- [Work to do] Report, word for word, every line of the material that contains "with".

- [The records]
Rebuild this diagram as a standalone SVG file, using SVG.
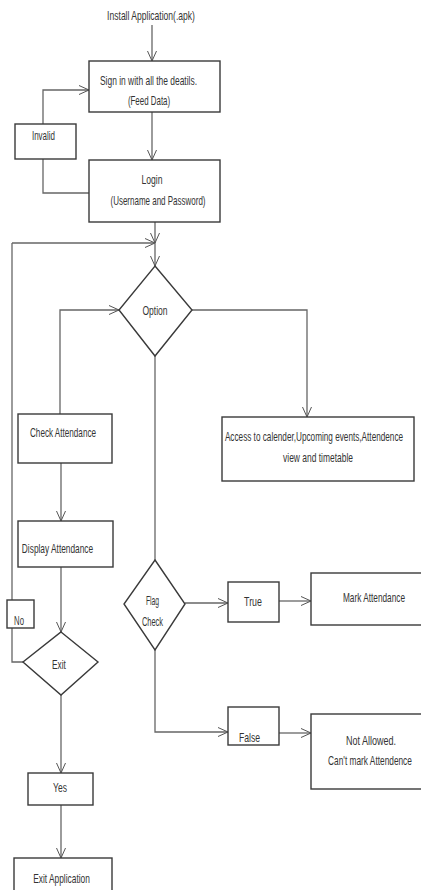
<svg xmlns="http://www.w3.org/2000/svg" width="421" height="890" viewBox="0 0 421 890">
<defs>
<marker id="arr" markerUnits="userSpaceOnUse" markerWidth="12" markerHeight="12" refX="10" refY="4.5" orient="auto" overflow="visible">
<path d="M0,0 L10,4.5 L0,9" fill="none" stroke="#555" stroke-width="1"/>
</marker>
<style>
.box{fill:#fff;stroke:#3a3a3a;stroke-width:1.4}
.ln{fill:none;stroke:#666;stroke-width:1.3}
.ah{marker-end:url(#arr)}
text{font-family:"Liberation Sans",Arial,sans-serif;font-size:13px;fill:#333;text-anchor:middle}
</style>
</defs>
<rect width="421" height="890" fill="#fff"/>
<g id="connectors">
<line class="ln ah" x1="152" y1="25" x2="152" y2="61"/>
<line class="ln ah" x1="152" y1="112" x2="152" y2="160"/>
<polyline class="ln ah" points="43,124 43,90 89,90"/>
<polyline class="ln" points="43,159 43,193 89,193"/>
<line class="ln ah" x1="155" y1="222" x2="155" y2="243"/>
<line class="ln ah" x1="12" y1="243" x2="155" y2="243"/>
<line class="ln ah" x1="155" y1="243" x2="155" y2="266"/>
<line class="ln" x1="12" y1="600" x2="12" y2="243"/>
<polyline class="ln" points="12,628 12,662 23,662"/>
<polyline class="ln ah" points="60,414 60,310 119,310"/>
<polyline class="ln ah" points="192,310 307,310 307,417"/>
<line class="ln" x1="155" y1="356" x2="155" y2="560"/>
<line class="ln ah" x1="61" y1="463" x2="61" y2="521"/>
<line class="ln ah" x1="61" y1="567" x2="61" y2="632"/>
<line class="ln ah" x1="61" y1="695" x2="61" y2="773"/>
<line class="ln ah" x1="61" y1="805" x2="61" y2="858"/>
<line class="ln ah" x1="185" y1="603" x2="228" y2="603"/>
<line class="ln ah" x1="279" y1="601" x2="311" y2="601"/>
<polyline class="ln ah" points="155,650 155,732 228,732"/>
<line class="ln ah" x1="279" y1="733" x2="311" y2="733"/>
</g>
<g id="install"><text transform="translate(151,19.5) scale(0.66,1)" textLength="133" lengthAdjust="spacingAndGlyphs">Install Application(.apk)</text></g>
<g id="signin"><rect class="box" x="89" y="61" width="131" height="51"/>
<text transform="translate(148.5,84.5) scale(0.66,1)" textLength="147" lengthAdjust="spacingAndGlyphs">Sign in with all the deatils.</text>
<text transform="translate(149,104.5) scale(0.66,1)" textLength="64" lengthAdjust="spacingAndGlyphs">(Feed Data)</text></g>
<g id="invalid"><rect class="box" x="15" y="124" width="61" height="35"/>
<text transform="translate(43.5,140) scale(0.66,1)" textLength="35" lengthAdjust="spacingAndGlyphs">Invalid</text></g>
<g id="login"><rect class="box" x="89" y="160" width="131" height="62"/>
<text transform="translate(152,183.5) scale(0.66,1)" textLength="32" lengthAdjust="spacingAndGlyphs">Login</text>
<text transform="translate(158,204.5) scale(0.66,1)" textLength="144" lengthAdjust="spacingAndGlyphs">(Username and Password)</text></g>
<g id="option"><polygon class="box" points="155,266 192,310 155,356 119,310"/>
<text transform="translate(155,314.5) scale(0.66,1)" textLength="38" lengthAdjust="spacingAndGlyphs">Option</text></g>
<g id="access"><rect class="box" x="222" y="417" width="192" height="64"/>
<text transform="translate(314,440.5) scale(0.66,1)" textLength="270" lengthAdjust="spacingAndGlyphs">Access to calender,Upcoming events,Attendence</text>
<text transform="translate(318,461.5) scale(0.66,1)" textLength="106" lengthAdjust="spacingAndGlyphs">view and timetable</text></g>
<g id="check"><rect class="box" x="18" y="414" width="94" height="49"/>
<text transform="translate(63,436.5) scale(0.66,1)" textLength="100" lengthAdjust="spacingAndGlyphs">Check Attendance</text></g>
<g id="display"><rect class="box" x="18" y="521" width="95" height="46"/>
<text transform="translate(57.5,552.5) scale(0.66,1)" textLength="108" lengthAdjust="spacingAndGlyphs">Display Attendance</text></g>
<g id="no"><rect class="box" x="7" y="600" width="27" height="28"/>
<text transform="translate(19,624.5) scale(0.66,1)" textLength="15" lengthAdjust="spacingAndGlyphs">No</text></g>
<g id="exit"><polygon class="box" points="61,632 98,662 61,695 23,662"/>
<text transform="translate(59,668.5) scale(0.66,1)" textLength="21" lengthAdjust="spacingAndGlyphs">Exit</text></g>
<g id="flag"><polygon class="box" points="155,560 185,604 155,650 124,604"/>
<text transform="translate(152.5,604.5) scale(0.66,1)" textLength="20" lengthAdjust="spacingAndGlyphs">Flag</text>
<text transform="translate(152.5,625.5) scale(0.66,1)" textLength="32" lengthAdjust="spacingAndGlyphs">Check</text></g>
<g id="true"><rect class="box" x="228" y="582" width="51" height="40"/>
<text transform="translate(253,605.5) scale(0.66,1)" textLength="27" lengthAdjust="spacingAndGlyphs">True</text></g>
<g id="mark"><rect class="box" x="311" y="573" width="115" height="52"/>
<text transform="translate(374,601.5) scale(0.66,1)" textLength="94" lengthAdjust="spacingAndGlyphs">Mark Attendance</text></g>
<g id="false"><rect class="box" x="228" y="707" width="51" height="38"/>
<text transform="translate(249.5,741.5) scale(0.66,1)" textLength="32" lengthAdjust="spacingAndGlyphs">False</text></g>
<g id="notallowed"><rect class="box" x="311" y="714" width="115" height="75"/>
<text transform="translate(371,744.5) scale(0.66,1)" textLength="76" lengthAdjust="spacingAndGlyphs">Not Allowed.</text>
<text transform="translate(370,764.5) scale(0.66,1)" textLength="127" lengthAdjust="spacingAndGlyphs">Can't mark Attendence</text></g>
<g id="yes"><rect class="box" x="28" y="773" width="65" height="32"/>
<text transform="translate(60,791.5) scale(0.66,1)" textLength="21" lengthAdjust="spacingAndGlyphs">Yes</text></g>
<g id="exitapp"><rect class="box" x="14" y="858" width="98" height="40"/>
<text transform="translate(61.5,882.5) scale(0.66,1)" textLength="86" lengthAdjust="spacingAndGlyphs">Exit Application</text></g>
</svg>
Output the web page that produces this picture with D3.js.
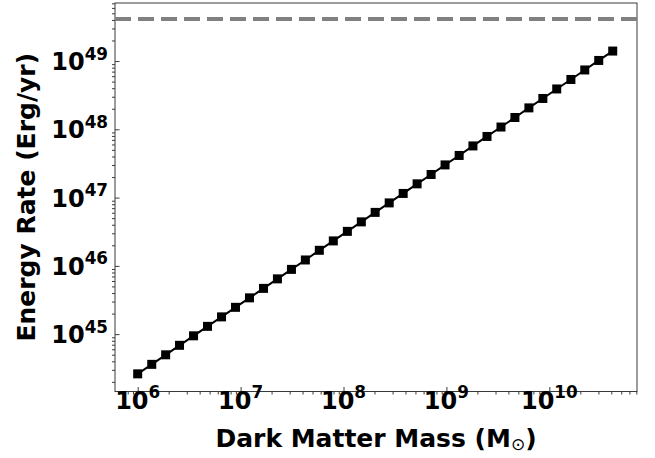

- [In response]
<text transform="translate(148.5,84.5) scale(0.66,1)" textLength="147" lengthAdjust="spacingAndGlyphs">Sign in with all the deatils.</text>
Output the web page that produces this picture with D3.js.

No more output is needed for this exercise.